Charged with allowing the children of undocumented workers to apply for college scholarships, Mike Huckabee responded. "We are a better country than to punish children for what their parents did."

Unlike Europe, which imagines itself as an ethnically pure continent to which immigrants come, America covets the power of the migratory narrative. The trouble is while Americans have always embraced immigration, they have long had a problem with immigrants. The ethnicity, race and religion of the immigrants may change over time - but the fact that they are perceived by some as a problem does not.

On the Democratic side there was more consensus. In response to NPR's question, Denis Kucinich replied "We don't encourage vigilantism in this country." And Hilary Clinton replied. "What we're looking at here is 12 to 14 million people - they live in our neighbouroods, they take care of our elderly, they probably made the beds in the hotels that some of us stayed in last night.
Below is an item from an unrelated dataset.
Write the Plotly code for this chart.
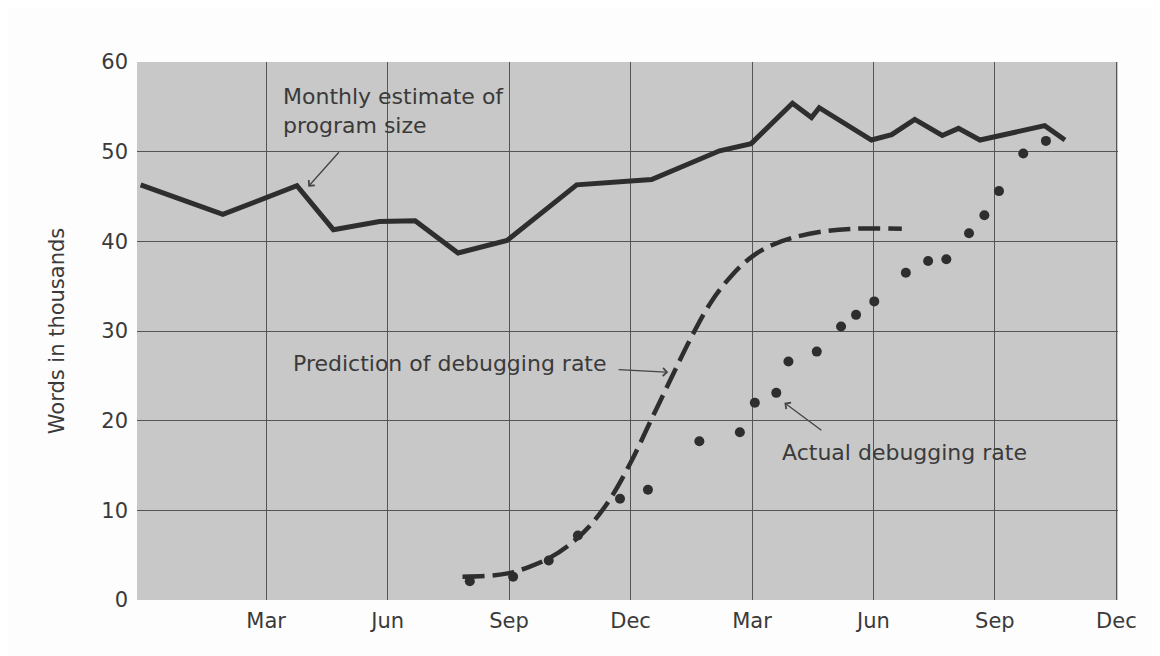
import plotly.graph_objects as go

# x values are months counted from the December at the left edge of the chart
tick_months = [3, 6, 9, 12, 15, 18, 21, 24]
tick_labels = ["Mar", "Jun", "Sep", "Dec", "Mar", "Jun", "Sep", "Dec"]

size_month = [-0.1, 1.93, 3.76, 4.66, 5.8, 6.68, 7.74, 8.95, 10.67, 12.52, 14.2, 14.98,
              16.0, 16.47, 16.66, 17.95, 18.45, 19.02, 19.7, 20.1, 20.63, 22.23, 22.73]
size_words = [46.3, 43.0, 46.2, 41.3, 42.2, 42.3, 38.7, 40.1, 46.3, 46.9, 50.1, 50.9,
              55.4, 53.8, 54.9, 51.3, 51.9, 53.6, 51.8, 52.6, 51.3, 52.9, 51.3]

pred_month = [7.85, 8.5, 9.0, 9.5, 10.0, 10.5, 11.0, 11.5, 12.0, 12.5, 13.0, 13.5,
              14.0, 14.5, 15.0, 15.5, 16.0, 16.75, 17.5, 18.7]
pred_words = [2.6, 2.7, 3.0, 3.7, 4.7, 6.2, 8.3, 11.3, 15.3, 20.0, 24.7, 29.3,
              33.3, 36.2, 38.3, 39.6, 40.4, 41.1, 41.4, 41.4]

act_month = [8.03, 9.1, 9.98, 10.7, 11.74, 12.43, 13.7, 14.7, 15.07, 15.6, 15.9, 16.6,
             17.2, 17.57, 18.02, 18.8, 19.35, 19.8, 20.36, 20.74, 21.1, 21.7, 22.26]
act_words = [2.1, 2.6, 4.4, 7.2, 11.3, 12.3, 17.7, 18.7, 22.0, 23.1, 26.6, 27.7,
             30.5, 31.8, 33.3, 36.5, 37.8, 38.0, 40.9, 42.9, 45.6, 49.8, 51.2]

INK = "#2e2e2e"
TXT = "#3a3a3a"
FONT = "DejaVu Sans"

fig = go.Figure()
fig.add_trace(go.Scatter(x=size_month, y=size_words, mode="lines",
                         line=dict(color=INK, width=5), showlegend=False))
fig.add_trace(go.Scatter(x=pred_month, y=pred_words, mode="lines",
                         line=dict(color=INK, width=4.5, dash="22px,8px", shape="spline"),
                         showlegend=False))
fig.add_trace(go.Scatter(x=act_month, y=act_words, mode="markers",
                         marker=dict(color=INK, size=10), showlegend=False))

anns = [
    dict(text="Monthly estimate of<br>program size", x=3.37, y=54.5, xanchor="left", yanchor="middle",
         showarrow=False),
    dict(text="Prediction of debugging rate", x=3.62, y=26.4, xanchor="left", yanchor="middle",
         showarrow=False),
    dict(text="Actual debugging rate", x=15.69, y=16.5, xanchor="left", yanchor="middle",
         showarrow=False),
    dict(text="", x=4.04, y=46.1, ax=4.83, ay=50.1, axref="x", ayref="y",
         showarrow=True, arrowhead=4, arrowsize=1.2, arrowwidth=1.3, arrowcolor="#444"),
    dict(text="", x=12.93, y=25.4, ax=11.67, ay=25.7, axref="x", ayref="y",
         showarrow=True, arrowhead=4, arrowsize=1.2, arrowwidth=1.3, arrowcolor="#444"),
    dict(text="", x=15.8, y=22.0, ax=16.75, ay=18.8, axref="x", ayref="y",
         showarrow=True, arrowhead=4, arrowsize=1.2, arrowwidth=1.3, arrowcolor="#444"),
]
for a in anns:
    a.update(xref="x", yref="y", font=dict(family=FONT, size=22, color=TXT), align="left")

fig.update_layout(
    width=1152, height=648,
    margin=dict(l=129, r=42, t=54, b=56),
    paper_bgcolor="#fdfdfd",
    plot_bgcolor="#c8c8c8",
    font=dict(family=FONT, size=21, color=TXT),
    annotations=anns,
)
fig.update_xaxes(range=[-0.19, 24.04], tickvals=tick_months, ticktext=tick_labels,
                 showgrid=True, gridcolor="#555555", gridwidth=1, zeroline=False,
                 showline=False, ticks="", ticklabelstandoff=6)
fig.update_yaxes(range=[0, 60], tickvals=[0, 10, 20, 30, 40, 50, 60],
                 showgrid=True, gridcolor="#555555", gridwidth=1, zeroline=False,
                 showline=False, ticks="", ticklabelstandoff=8,
                 title=dict(text="Words in thousands", font=dict(family=FONT, size=21, color=TXT),
                            standoff=30))

fig.write_html("out.html")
They are embedded in our society."

Which brings us on to the fourth point. That every candidate will have bennefitted, directly or indirectly, from the work of an undocumented labourer. There is no way they could not have. If they eat out, get home delivery, shop, stay in hotels, eat fresh fruit and vegetables or have help around the house they will have dealt with them.

Like the mixed-race relationships of yore, illegal immigrants today are the open scandal that can both not be admitted in politics and cannot be denied in everyday life. The confected outrage that defies common sense.